Aim of the exercise: Copy exactly the lines from the one containing "Recreate this image" through the one containing "return dict(x=[x0 /", both included, and leave out any pictures.

* start Given entries *

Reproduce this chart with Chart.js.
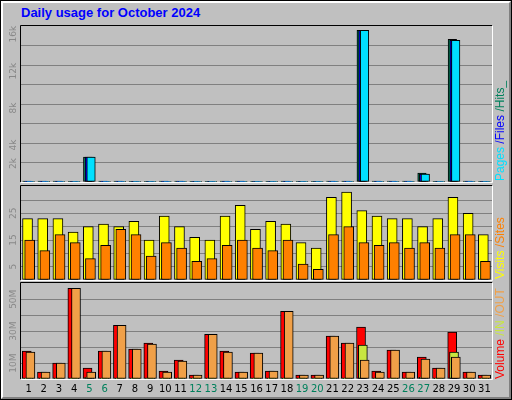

* end Given entries *
* start Given entries *

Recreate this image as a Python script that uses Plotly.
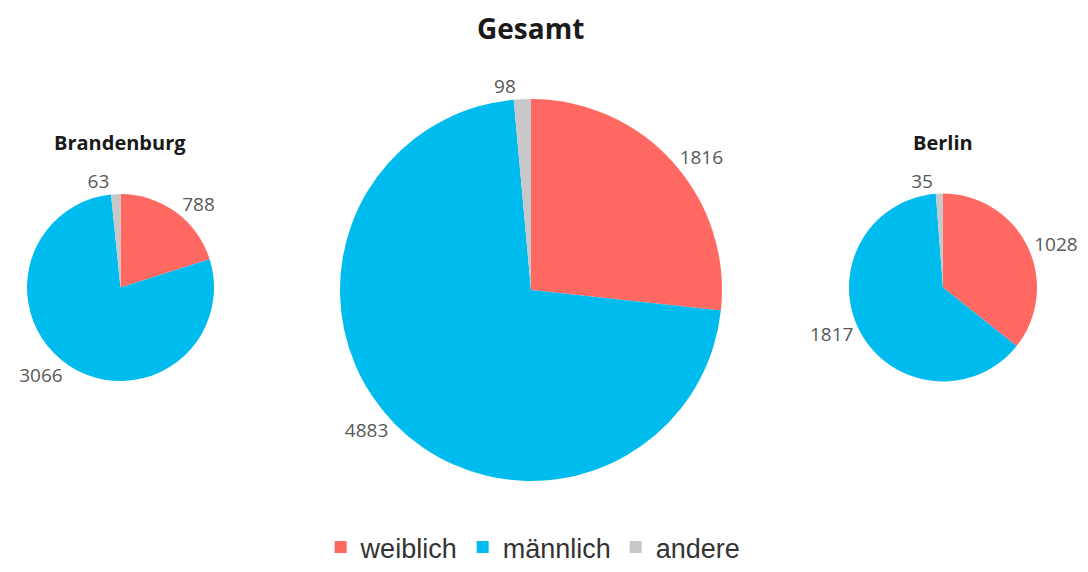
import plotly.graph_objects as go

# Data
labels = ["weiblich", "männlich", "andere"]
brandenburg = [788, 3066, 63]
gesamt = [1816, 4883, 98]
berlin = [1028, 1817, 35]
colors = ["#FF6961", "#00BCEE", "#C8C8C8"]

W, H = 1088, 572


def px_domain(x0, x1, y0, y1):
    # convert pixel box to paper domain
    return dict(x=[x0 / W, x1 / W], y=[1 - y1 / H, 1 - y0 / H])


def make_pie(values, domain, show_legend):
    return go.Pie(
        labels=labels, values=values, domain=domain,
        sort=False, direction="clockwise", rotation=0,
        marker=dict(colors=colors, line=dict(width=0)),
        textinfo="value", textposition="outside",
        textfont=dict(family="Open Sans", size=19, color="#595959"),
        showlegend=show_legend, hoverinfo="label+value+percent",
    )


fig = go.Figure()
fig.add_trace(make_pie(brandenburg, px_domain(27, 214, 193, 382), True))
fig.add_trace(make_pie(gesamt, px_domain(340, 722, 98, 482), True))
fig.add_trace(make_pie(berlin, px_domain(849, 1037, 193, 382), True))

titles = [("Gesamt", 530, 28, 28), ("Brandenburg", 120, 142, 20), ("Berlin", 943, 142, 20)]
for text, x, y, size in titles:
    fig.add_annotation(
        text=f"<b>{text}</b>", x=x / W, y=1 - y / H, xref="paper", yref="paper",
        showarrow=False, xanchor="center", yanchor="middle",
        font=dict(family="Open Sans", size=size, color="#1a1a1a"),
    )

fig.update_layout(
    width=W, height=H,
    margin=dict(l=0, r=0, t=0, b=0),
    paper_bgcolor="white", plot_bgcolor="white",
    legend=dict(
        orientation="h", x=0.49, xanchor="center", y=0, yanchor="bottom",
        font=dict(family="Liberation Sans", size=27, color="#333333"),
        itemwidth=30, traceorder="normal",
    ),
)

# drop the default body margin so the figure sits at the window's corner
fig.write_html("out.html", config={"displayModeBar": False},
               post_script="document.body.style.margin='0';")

* end Given entries *
* start Given entries *

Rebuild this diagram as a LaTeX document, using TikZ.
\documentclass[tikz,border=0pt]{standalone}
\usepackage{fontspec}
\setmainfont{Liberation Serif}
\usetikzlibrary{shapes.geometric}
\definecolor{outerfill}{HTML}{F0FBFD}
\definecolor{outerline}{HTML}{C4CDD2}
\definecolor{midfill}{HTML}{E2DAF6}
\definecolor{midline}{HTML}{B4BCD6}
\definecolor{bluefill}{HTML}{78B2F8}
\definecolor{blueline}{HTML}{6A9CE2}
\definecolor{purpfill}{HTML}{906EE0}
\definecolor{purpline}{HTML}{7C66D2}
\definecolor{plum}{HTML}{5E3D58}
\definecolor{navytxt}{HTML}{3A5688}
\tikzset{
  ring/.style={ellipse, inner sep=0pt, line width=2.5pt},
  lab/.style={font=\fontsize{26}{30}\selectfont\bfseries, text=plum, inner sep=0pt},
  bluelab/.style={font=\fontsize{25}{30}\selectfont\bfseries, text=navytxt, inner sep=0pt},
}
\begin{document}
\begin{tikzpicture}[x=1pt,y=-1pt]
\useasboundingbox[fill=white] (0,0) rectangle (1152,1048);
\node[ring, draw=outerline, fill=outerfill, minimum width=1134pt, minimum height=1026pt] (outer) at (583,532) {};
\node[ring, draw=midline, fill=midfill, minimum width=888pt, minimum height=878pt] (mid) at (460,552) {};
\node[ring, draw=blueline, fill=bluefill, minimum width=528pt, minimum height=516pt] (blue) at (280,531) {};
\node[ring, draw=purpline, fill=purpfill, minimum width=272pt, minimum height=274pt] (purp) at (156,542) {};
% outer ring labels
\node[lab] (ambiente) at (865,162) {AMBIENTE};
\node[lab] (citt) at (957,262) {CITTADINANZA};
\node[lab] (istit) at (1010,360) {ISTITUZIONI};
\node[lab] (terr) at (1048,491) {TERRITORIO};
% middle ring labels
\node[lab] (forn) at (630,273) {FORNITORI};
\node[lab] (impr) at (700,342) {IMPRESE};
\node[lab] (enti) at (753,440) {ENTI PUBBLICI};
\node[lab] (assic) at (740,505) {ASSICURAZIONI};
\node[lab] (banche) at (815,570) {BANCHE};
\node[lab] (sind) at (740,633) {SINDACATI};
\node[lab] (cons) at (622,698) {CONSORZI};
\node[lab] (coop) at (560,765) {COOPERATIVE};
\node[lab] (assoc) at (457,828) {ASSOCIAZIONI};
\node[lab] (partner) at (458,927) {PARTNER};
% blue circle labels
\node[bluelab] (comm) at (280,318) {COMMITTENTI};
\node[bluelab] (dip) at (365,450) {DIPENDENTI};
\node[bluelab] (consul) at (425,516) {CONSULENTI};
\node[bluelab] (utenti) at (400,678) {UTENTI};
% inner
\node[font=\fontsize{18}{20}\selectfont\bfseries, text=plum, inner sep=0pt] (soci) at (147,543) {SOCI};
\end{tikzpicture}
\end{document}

* end Given entries *

Expected answer:
Recreate this image as a Python script that uses Plotly.
import plotly.graph_objects as go

# Data
labels = ["weiblich", "männlich", "andere"]
brandenburg = [788, 3066, 63]
gesamt = [1816, 4883, 98]
berlin = [1028, 1817, 35]
colors = ["#FF6961", "#00BCEE", "#C8C8C8"]

W, H = 1088, 572


def px_domain(x0, x1, y0, y1):
    # convert pixel box to paper domain
    return dict(x=[x0 / W, x1 / W], y=[1 - y1 / H, 1 - y0 / H])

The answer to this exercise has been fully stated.